I took a quick class from him to learn the isocelese stance and shooting while moving. This is the one statement that keeps coming back to me. Whenever things aren't going right in practice or at a match, I just remember it, and I'm back in my groove.
Those two sentences have helped me more than anything. You have to hit them to win.
"And by the way, Mr. Speaker, The Second Amendment is not for killing ducks and leaving Huey and Dewey and Louie without an aunt and uncle. It is for hunting politicians like (in) Grozney and in 1776, when they take your independence away".
Robert K. Dornen, U.S. Congressman. 1995
"Shooting at high speed doesn't come from moving fast as much as it comes from economy of motion" -- this from one of two Danish shooters (can't remember which) who have taught me a lot about the mental part of shooting.
There's a reason that "DVC" isn't "VDC" or "CDV". Accuracy, Speed, and Power: that is the proper sequence. If we could add another letter to DVC, that touches on the equipment we use, it should be whatever the first letter of the Latin word for "reliability" is (anybody...? Howd'ya say that in Latin?). Shooting a match and not having to give up a single brainwave to thoughts like, "What if my gun chokes?" is a valuable confidence booster. Knowing that your pistol is very accurate, or, at least, knowing how accurate it is, just exactly what it can and will do, is an incredible help also. Have read an awful lot of articles in the gun mags about "combat accuracy", what's good enough, each author's opinion on how much will do and how much is not really needed at the XX feet (insert favorite expert's statistic) distance of your average scenario.... some of them even seem to imply that more would not be beneficial. Dang, some almost seem to imply that you're a sissy if your 1911 groups well at 50 yards, and that to regain your manhood you should take a Dremel and grind until your groups open up! I figure there's no harm in being able to ding a popper at 100 yards, especially since the days of thinking we must choose between accuracy OR reliability are long over.

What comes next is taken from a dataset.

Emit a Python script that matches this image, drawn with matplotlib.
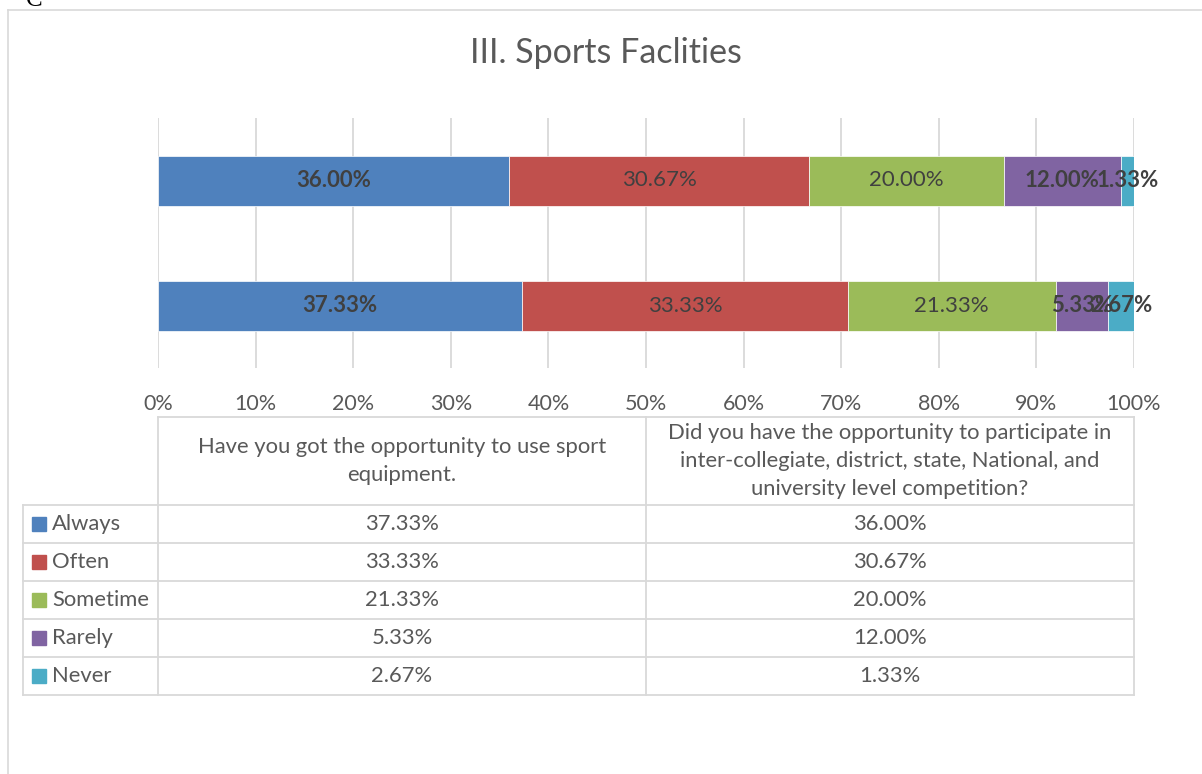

When I first started shooting, I was very accurate, but couldn't seem to speed up to save my life. Then Bill Wilson told me... "You don't have to be 100% sure of your target, just 90%" or something to that effect. Since then, my speed has increased incredibly. My accuracy went down at first, but it came back as I became more confident with my speed.
Just because you're paranoid doesn't mean they're NOT out to get you.
"I have done nothing... for that I am ashamed" --Mel Gibson, The Patriot
The most helpful tip came from Matt Burkett at the 98 Aware. 1)He smacked my arm and told me to stop shooting weaver. He switched me over to modern Icosceles. 2)Take my god damn finger out from in front of the trigger guard. Proper grip of left thumb riding frame, right thumb on gas pedal and touching left knuckle by your palm.
As for speed. Speed wins over accuracy in IPSC. I used to drill straight a's to my hearts content. I experimented and sped way up and got a whole bunch of d and c hits and my scores went way up!!! Nature of the game I guess. However, accuracy did follow and now I shoot fast and accurate. I think there is a case for developing speed first, and accuracy will follow.
As far as scoring goes, in IPSC, you should drop about ten percent of the points on a stage--but only if you trade that accuracy for time. 10 IPSC targets=100 points possible. If you shoot it in, say, ten seconds, all A's, that's a hit factor of 10.0.
If, though, you shoot only 90 points (no mikes) but you do it in 7 seconds, your hit factor goes up to 12.85.
It's a poor example, and the best way to get better fast remains to slow down and get your hits--but if you're shooting all A's, speed up. If you're shooting 75% A's, slow down some.